## start
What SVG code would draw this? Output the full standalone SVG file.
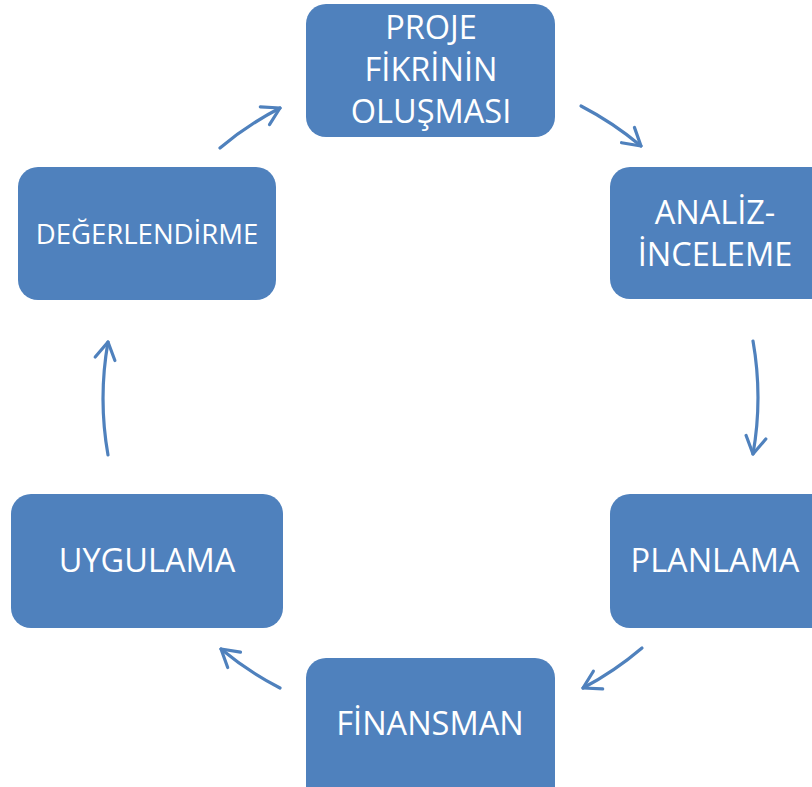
<svg xmlns="http://www.w3.org/2000/svg" width="812" height="787" viewBox="0 0 812 787">
<defs>
<style>
.box{fill:#4F81BD;}
.t{fill:#FFFFFF;font-family:"Open Sans","Liberation Sans",sans-serif;font-size:32.5px;text-anchor:middle;}
.ts{font-size:27.5px;}
.arr{fill:none;stroke:#4F81BD;stroke-width:3.2;stroke-linecap:round;marker-end:url(#ah);}
</style>
<marker id="ah" markerUnits="userSpaceOnUse" markerWidth="40" markerHeight="40" refX="0" refY="0" viewBox="-20 -20 40 40" orient="auto" overflow="visible">
<path d="M -17 -10 L 0 0 L -17 10" fill="none" stroke="#4F81BD" stroke-width="3.2" stroke-linecap="round" stroke-linejoin="round"/>
</marker>
</defs>
<rect width="812" height="787" fill="#FFFFFF"/>
<g id="node-proje">
<rect class="box" x="306" y="4" width="249" height="133" rx="20"/>
<text class="t" x="431" y="39">PROJE</text>
<text class="t" x="431" y="81">FİKRİNİN</text>
<text class="t" x="431" y="123">OLUŞMASI</text>
</g>
<g id="node-analiz">
<rect class="box" x="610" y="167" width="222" height="132" rx="20"/>
<text class="t" x="715" y="224">ANALİZ-</text>
<text class="t" x="715" y="266">İNCELEME</text>
</g>
<g id="node-planlama">
<rect class="box" x="610" y="494" width="222" height="134" rx="20"/>
<text class="t" x="715" y="572">PLANLAMA</text>
</g>
<g id="node-finansman">
<rect class="box" x="306" y="658" width="249" height="150" rx="20"/>
<text class="t" x="430" y="735">FİNANSMAN</text>
</g>
<g id="node-uygulama">
<rect class="box" x="11" y="494" width="272" height="134" rx="20"/>
<text class="t" x="147" y="572">UYGULAMA</text>
</g>
<g id="node-degerlendirme">
<rect class="box" x="18" y="167" width="258" height="133" rx="20"/>
<text class="t ts" x="147" y="244">DEĞERLENDİRME</text>
</g>
<g id="connectors">
<path class="arr" d="M 220 148 A 325 325 0 0 1 280 108"/>
<path class="arr" d="M 581 106 A 325 325 0 0 1 641 146"/>
<path class="arr" d="M 753 341 A 325 325 0 0 1 753 454"/>
<path class="arr" d="M 642 648 A 325 325 0 0 1 583 688"/>
<path class="arr" d="M 280 688 A 325 325 0 0 1 221 649"/>
<path class="arr" d="M 108 455 A 325 325 0 0 1 108 342"/>
</g>
</svg>
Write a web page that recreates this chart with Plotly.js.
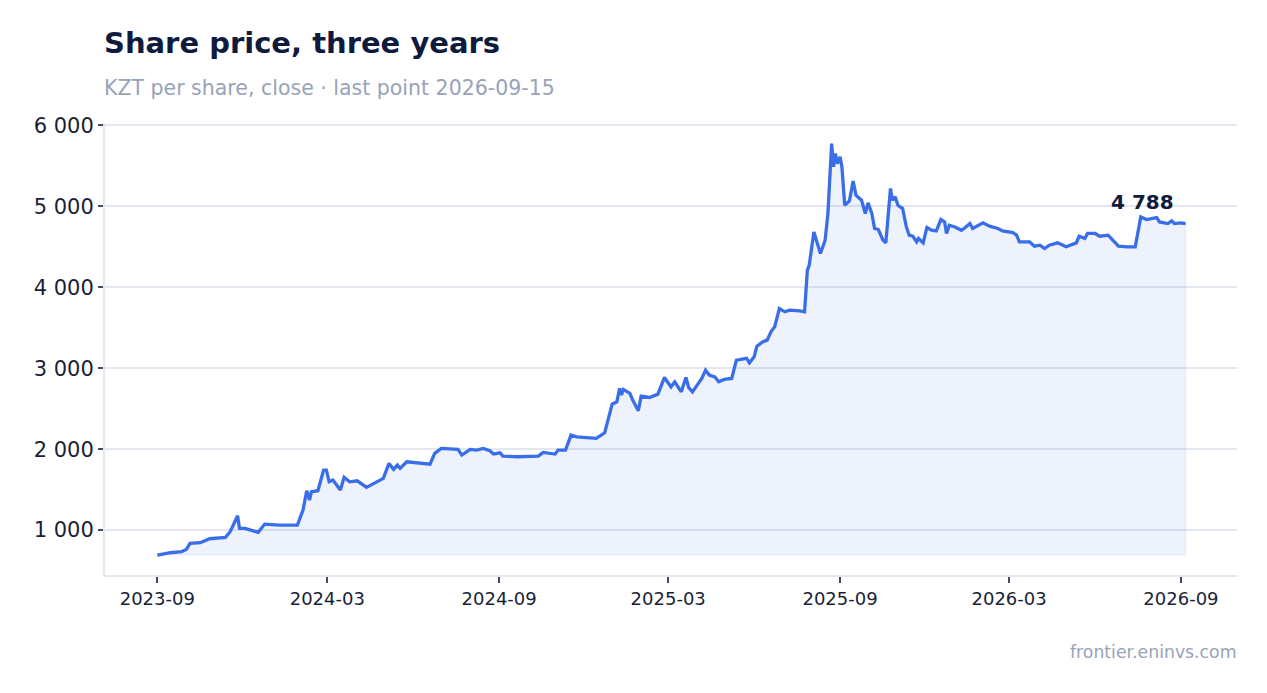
## end
Show all lines from the records above where the word "this" occurs.

## Written response
What SVG code would draw this? Output the full standalone SVG file.
Write a web page that recreates this chart with Plotly.js.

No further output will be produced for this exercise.